MATERIAL SUPPLIED:
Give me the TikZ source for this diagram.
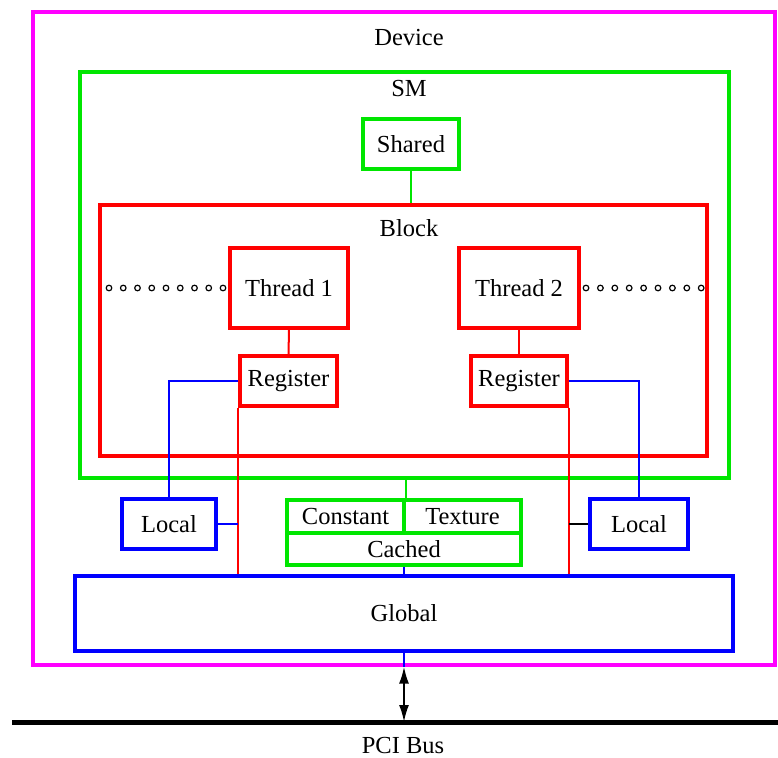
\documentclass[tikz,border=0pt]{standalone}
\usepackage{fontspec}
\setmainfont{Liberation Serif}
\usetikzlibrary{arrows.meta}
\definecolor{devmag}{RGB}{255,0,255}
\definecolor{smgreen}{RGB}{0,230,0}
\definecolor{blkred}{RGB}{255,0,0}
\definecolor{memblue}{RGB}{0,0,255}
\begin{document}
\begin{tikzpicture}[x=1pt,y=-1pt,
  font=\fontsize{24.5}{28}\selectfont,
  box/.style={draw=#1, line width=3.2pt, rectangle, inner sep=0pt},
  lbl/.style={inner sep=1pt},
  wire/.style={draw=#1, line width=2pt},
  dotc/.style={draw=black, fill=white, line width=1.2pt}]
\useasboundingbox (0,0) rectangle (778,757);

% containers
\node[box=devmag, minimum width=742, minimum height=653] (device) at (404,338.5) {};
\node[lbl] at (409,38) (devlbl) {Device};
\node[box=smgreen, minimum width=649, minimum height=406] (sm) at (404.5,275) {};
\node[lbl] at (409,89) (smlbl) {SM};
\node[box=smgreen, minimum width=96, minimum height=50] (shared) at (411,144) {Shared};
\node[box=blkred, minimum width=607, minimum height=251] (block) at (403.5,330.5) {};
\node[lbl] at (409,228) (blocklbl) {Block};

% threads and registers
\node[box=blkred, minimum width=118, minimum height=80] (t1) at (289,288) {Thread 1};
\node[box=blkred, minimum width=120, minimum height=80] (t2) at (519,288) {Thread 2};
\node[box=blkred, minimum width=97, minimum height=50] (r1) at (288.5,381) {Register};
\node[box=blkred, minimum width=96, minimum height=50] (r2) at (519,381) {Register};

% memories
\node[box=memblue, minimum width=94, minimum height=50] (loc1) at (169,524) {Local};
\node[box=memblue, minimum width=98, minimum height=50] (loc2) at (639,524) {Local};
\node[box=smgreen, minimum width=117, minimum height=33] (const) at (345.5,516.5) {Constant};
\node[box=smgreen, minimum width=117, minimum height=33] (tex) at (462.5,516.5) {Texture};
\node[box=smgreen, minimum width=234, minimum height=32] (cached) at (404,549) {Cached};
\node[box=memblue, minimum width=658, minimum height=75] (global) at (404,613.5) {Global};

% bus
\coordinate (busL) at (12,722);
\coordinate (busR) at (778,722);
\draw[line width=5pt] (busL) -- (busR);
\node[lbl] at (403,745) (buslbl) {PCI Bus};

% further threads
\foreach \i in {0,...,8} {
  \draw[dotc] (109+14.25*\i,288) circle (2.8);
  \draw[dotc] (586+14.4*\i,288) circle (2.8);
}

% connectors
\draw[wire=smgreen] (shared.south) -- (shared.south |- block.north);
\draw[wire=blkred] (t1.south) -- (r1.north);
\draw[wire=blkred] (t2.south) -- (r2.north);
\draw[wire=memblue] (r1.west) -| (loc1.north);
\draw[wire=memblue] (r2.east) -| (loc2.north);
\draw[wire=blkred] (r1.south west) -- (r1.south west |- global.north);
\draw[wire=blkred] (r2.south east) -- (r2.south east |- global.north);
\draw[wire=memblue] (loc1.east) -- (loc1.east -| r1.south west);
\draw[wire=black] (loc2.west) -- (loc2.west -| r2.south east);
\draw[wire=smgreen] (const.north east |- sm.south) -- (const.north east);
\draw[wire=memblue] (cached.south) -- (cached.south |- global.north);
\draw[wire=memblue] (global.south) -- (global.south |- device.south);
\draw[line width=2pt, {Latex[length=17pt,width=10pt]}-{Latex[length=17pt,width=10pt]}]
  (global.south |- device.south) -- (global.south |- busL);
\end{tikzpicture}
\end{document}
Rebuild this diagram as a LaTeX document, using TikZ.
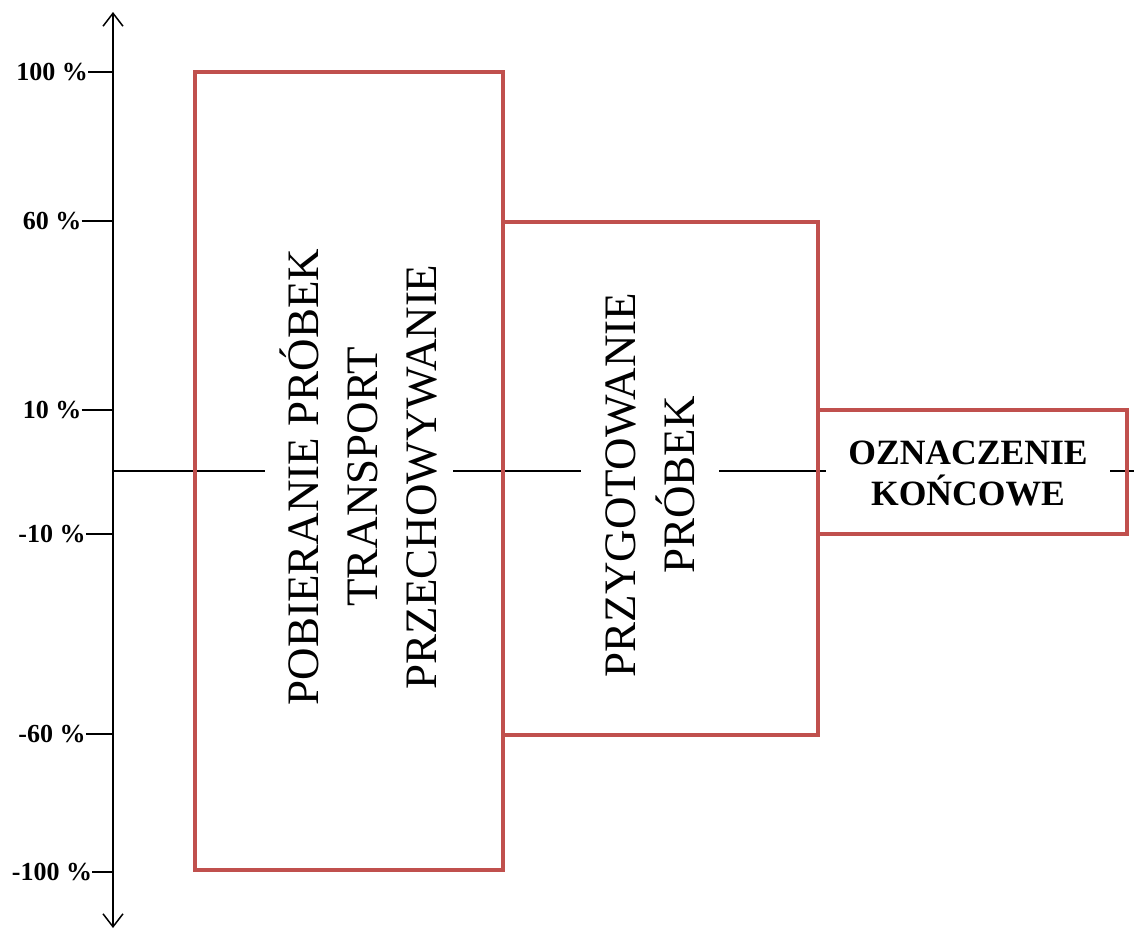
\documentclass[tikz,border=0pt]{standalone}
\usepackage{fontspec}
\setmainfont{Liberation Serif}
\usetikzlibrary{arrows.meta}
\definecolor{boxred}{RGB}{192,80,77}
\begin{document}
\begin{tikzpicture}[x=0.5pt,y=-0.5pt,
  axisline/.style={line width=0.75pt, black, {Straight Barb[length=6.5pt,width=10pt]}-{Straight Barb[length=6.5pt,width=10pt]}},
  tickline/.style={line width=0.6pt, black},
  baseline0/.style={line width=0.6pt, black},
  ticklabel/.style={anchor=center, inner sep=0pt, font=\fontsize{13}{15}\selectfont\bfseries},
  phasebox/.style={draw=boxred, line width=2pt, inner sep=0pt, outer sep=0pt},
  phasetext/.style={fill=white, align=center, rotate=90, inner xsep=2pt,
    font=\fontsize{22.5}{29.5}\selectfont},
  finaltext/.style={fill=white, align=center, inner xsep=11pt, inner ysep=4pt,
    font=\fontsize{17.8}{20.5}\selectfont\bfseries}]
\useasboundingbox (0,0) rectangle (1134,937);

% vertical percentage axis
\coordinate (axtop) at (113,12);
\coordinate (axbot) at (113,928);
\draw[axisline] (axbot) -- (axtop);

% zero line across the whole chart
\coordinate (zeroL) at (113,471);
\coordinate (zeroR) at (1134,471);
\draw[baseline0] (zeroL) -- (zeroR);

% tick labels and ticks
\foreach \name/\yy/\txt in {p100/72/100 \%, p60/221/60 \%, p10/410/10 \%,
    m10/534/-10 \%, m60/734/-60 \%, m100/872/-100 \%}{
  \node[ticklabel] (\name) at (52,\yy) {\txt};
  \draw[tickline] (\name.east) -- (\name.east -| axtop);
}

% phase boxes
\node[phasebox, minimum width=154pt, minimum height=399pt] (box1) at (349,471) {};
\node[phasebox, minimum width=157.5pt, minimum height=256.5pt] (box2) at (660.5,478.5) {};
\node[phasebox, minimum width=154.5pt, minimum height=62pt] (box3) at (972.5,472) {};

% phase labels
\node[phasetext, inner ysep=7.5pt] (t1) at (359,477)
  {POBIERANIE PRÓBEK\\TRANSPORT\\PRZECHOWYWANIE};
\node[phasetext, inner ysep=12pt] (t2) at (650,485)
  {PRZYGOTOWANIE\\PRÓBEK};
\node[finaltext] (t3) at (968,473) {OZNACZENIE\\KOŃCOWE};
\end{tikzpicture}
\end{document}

WHAT TO DO:
Each line from the one containing "Rebuild this diagram" through the last line of the listing is to be given again exactly, with no pictures and no other lines.

FULL ANSWER:
Rebuild this diagram as a LaTeX document, using TikZ.
\documentclass[tikz,border=0pt]{standalone}
\usepackage{fontspec}
\setmainfont{Liberation Serif}
\usetikzlibrary{arrows.meta}
\definecolor{boxred}{RGB}{192,80,77}
\begin{document}
\begin{tikzpicture}[x=0.5pt,y=-0.5pt,
  axisline/.style={line width=0.75pt, black, {Straight Barb[length=6.5pt,width=10pt]}-{Straight Barb[length=6.5pt,width=10pt]}},
  tickline/.style={line width=0.6pt, black},
  baseline0/.style={line width=0.6pt, black},
  ticklabel/.style={anchor=center, inner sep=0pt, font=\fontsize{13}{15}\selectfont\bfseries},
  phasebox/.style={draw=boxred, line width=2pt, inner sep=0pt, outer sep=0pt},
  phasetext/.style={fill=white, align=center, rotate=90, inner xsep=2pt,
    font=\fontsize{22.5}{29.5}\selectfont},
  finaltext/.style={fill=white, align=center, inner xsep=11pt, inner ysep=4pt,
    font=\fontsize{17.8}{20.5}\selectfont\bfseries}]
\useasboundingbox (0,0) rectangle (1134,937);

% vertical percentage axis
\coordinate (axtop) at (113,12);
\coordinate (axbot) at (113,928);
\draw[axisline] (axbot) -- (axtop);

% zero line across the whole chart
\coordinate (zeroL) at (113,471);
\coordinate (zeroR) at (1134,471);
\draw[baseline0] (zeroL) -- (zeroR);

% tick labels and ticks
\foreach \name/\yy/\txt in {p100/72/100 \%, p60/221/60 \%, p10/410/10 \%,
    m10/534/-10 \%, m60/734/-60 \%, m100/872/-100 \%}{
  \node[ticklabel] (\name) at (52,\yy) {\txt};
  \draw[tickline] (\name.east) -- (\name.east -| axtop);
}

% phase boxes
\node[phasebox, minimum width=154pt, minimum height=399pt] (box1) at (349,471) {};
\node[phasebox, minimum width=157.5pt, minimum height=256.5pt] (box2) at (660.5,478.5) {};
\node[phasebox, minimum width=154.5pt, minimum height=62pt] (box3) at (972.5,472) {};

% phase labels
\node[phasetext, inner ysep=7.5pt] (t1) at (359,477)
  {POBIERANIE PRÓBEK\\TRANSPORT\\PRZECHOWYWANIE};
\node[phasetext, inner ysep=12pt] (t2) at (650,485)
  {PRZYGOTOWANIE\\PRÓBEK};
\node[finaltext] (t3) at (968,473) {OZNACZENIE\\KOŃCOWE};
\end{tikzpicture}
\end{document}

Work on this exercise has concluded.